What might be my new favorite scene in cinema is only made slightly bitter by one clear absence. Natasha Romanoff, once the only female Avenger, helped pave the way (along with the likes of the incomparable Peggy Carter) for this new force of unstoppable, emotionally complex women. She deserved to be a part of that incredible scene, but was destined for a greater sacrifice. Nat might be represented as a constant double agent on the surface, but the only member of that team with more loyalty is Steve Rogers.
While devastating, Black Widow’s ending is unequivocally her own. In the first Avengers, Loki asks her if she really thinks that she can wipe out all of the red in her ledger. Frankly, she’s atoned for what she’d done a hundred times over by the time she throws herself off that ledge, but heroes who come from that kind of backstory never really believe that they’ve made it right. All of the lives that she’d saved, keeping Avengers HQ operating long after they’d lost the war, none of it was ever enough.
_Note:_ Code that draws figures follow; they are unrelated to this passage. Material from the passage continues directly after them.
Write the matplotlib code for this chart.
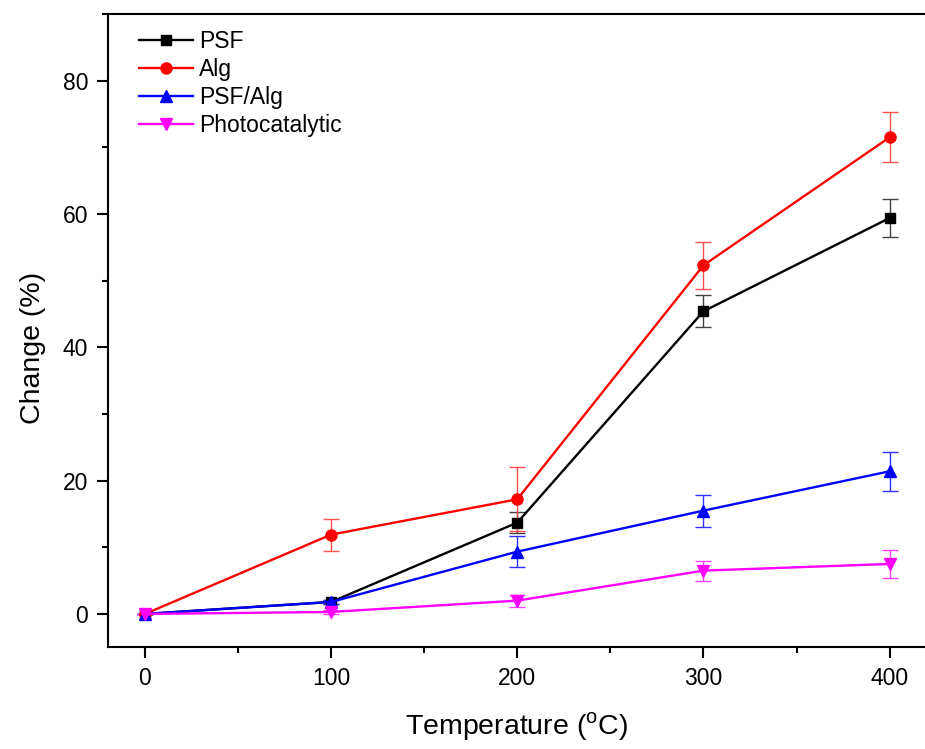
import matplotlib
matplotlib.use("Agg")
import matplotlib.pyplot as plt
from matplotlib.ticker import MultipleLocator

plt.rcParams['font.family'] = ['Liberation Sans', 'DejaVu Sans']
plt.rcParams['mathtext.fontset'] = 'custom'
plt.rcParams['mathtext.rm'] = 'Liberation Sans'

temperature = [0, 100, 200, 300, 400]
psf = [0, 1.8, 13.7, 45.4, 59.4]
psf_err = [0, 0.3, 1.6, 2.4, 2.9]
alg = [0, 11.9, 17.2, 52.3, 71.5]
alg_err = [0, 2.4, 4.8, 3.5, 3.75]
psf_alg = [0, 1.8, 9.35, 15.5, 21.4]
psf_alg_err = [0, 0.3, 2.3, 2.4, 2.9]
photo = [0, 0.3, 2.0, 6.5, 7.5]
photo_err = [0, 0.3, 0.9, 1.5, 2.1]

series = [
    ("PSF", psf, psf_err, "black", "#404040", "s", 7),
    ("Alg", alg, alg_err, "red", "#ff5050", "o", 8),
    ("PSF/Alg", psf_alg, psf_alg_err, "blue", "#3030ff", "^", 8),
    ("Photocatalytic", photo, photo_err, "magenta", "#ff40ff", "v", 8),
]

fig = plt.figure(figsize=(9.25, 7.49), dpi=100)
ax = fig.add_axes([0.1164, 0.1358, 1.0 - 0.1164, 0.9813 - 0.1358])

for name, y, e, c, ec, m, ms in series:
    ax.errorbar(temperature, y, yerr=e, fmt='none', ecolor=ec, elinewidth=1.0,
                capsize=6, capthick=1.0, zorder=2)
    ax.plot(temperature, y, color=c, marker=m, markersize=ms, lw=1.7,
            label=name, zorder=3)

ax.set_xlim(-20, 419)
ax.set_ylim(-5, 90)
ax.xaxis.set_major_locator(MultipleLocator(100))
ax.xaxis.set_minor_locator(MultipleLocator(50))
ax.yaxis.set_major_locator(MultipleLocator(20))
ax.yaxis.set_minor_locator(MultipleLocator(10))
ax.tick_params(which='major', direction='out', length=8, width=1.5, labelsize=16.5, pad=6)
ax.tick_params(which='minor', direction='out', length=4, width=1.5)
ax.spines['right'].set_visible(False)
for s in ['left', 'bottom', 'top']:
    ax.spines[s].set_linewidth(1.5)

ax.set_xlabel('Temperature ($^{\\mathrm{o}}$C)', fontsize=20.5, labelpad=15)
ax.set_ylabel('Change (%)', fontsize=20.5, labelpad=12)
ax.yaxis.label.set_y(0.473)

ax.legend(loc='upper left', bbox_to_anchor=(0.019, 1.0), frameon=False,
          fontsize=16.5, handlelength=2.35, handletextpad=0.26, labelspacing=0.22,
          borderaxespad=0.3)

fig.savefig('out.png', dpi=100)
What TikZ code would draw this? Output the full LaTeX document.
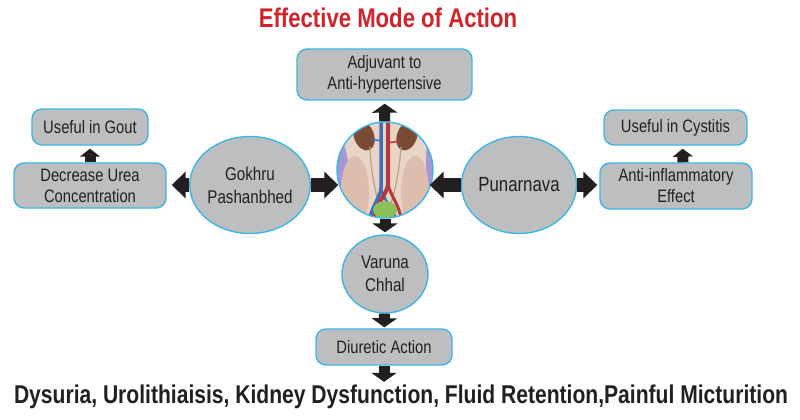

So she made the sacrifice play. Natasha Romanoff dies so that the Decimated can return. She dies so her friend can win the war and so, when they do, the first person to ever show her that she can be something more than an assassin can be with his family again. No matter how they tried, the team couldn’t bring her back. But you can be damn well sure that they avenged her.
In this also exists my sole complaint with Endgame: none of this, including the snap that ends Thanos and his armies, would have been possible without Nat’s sacrifice. Her “sendoff” includes Clint Barton and Wanda Maximof standing at the edge of a lake. Meanwhile, the last ten minutes of the movie are spent with Stark and the impact of his death. If that sounds a little bitter, it’s because it absolutely is. And, if it sounds a little nitpicky, it’s only because, overall, they get the women of the film so right that it caught me off-guard.
I’d be remiss if I didn’t also acknowledge moments given to Frigga, whose fridging remains a point of contention among fans, and Valkyrie. By letting Frigga refuse the knowledge of the demise she seemed aware she was about to walk into, she is given control of her story. She then sends her son off with an important piece of wisdom that results in the leadership of Asgard being given to Valkyrie, who actually deserves said crown. New Asgard was built on her leadership while Thor wallowed in beer, and will thrive now that it’s been handed over to someone with the actual desire to lead it.
And finally, things end as they began (at least from a timeline perspective). Primary focus will always exist with the glitz and glamour of the Avengers, but the MCU has been built on the back of Peggy Carter since the chronological beginning of the story. There is no Captain America without Margaret “Peggy” Carter. She walked so future generations of women could run, and founded the very institution that would bring the Avengers together to begin with. Marvel would take the character away from us twice in the same year with the cancellation of Agent Carter practically running alongside the character’s death in Civil War, but hats off to the Russos for giving the old girl the ending she deserved. A life of walking against the crowd and representing that women can be feminine, emotional, unwavering badasses all at the same time is rewarded with the happy ending that she and Steve always deserved.
I don’t know what the future of the MCU holds. What I do know is that this chapter is closed out by giving the women who have built the franchise (almost) everything that they deserved. There will be more missteps, followed by inevitable and likely justified outrage, but that’s how progress works. We’ve spent eleven years to get to where we are, and I can’t wait to see where we go next.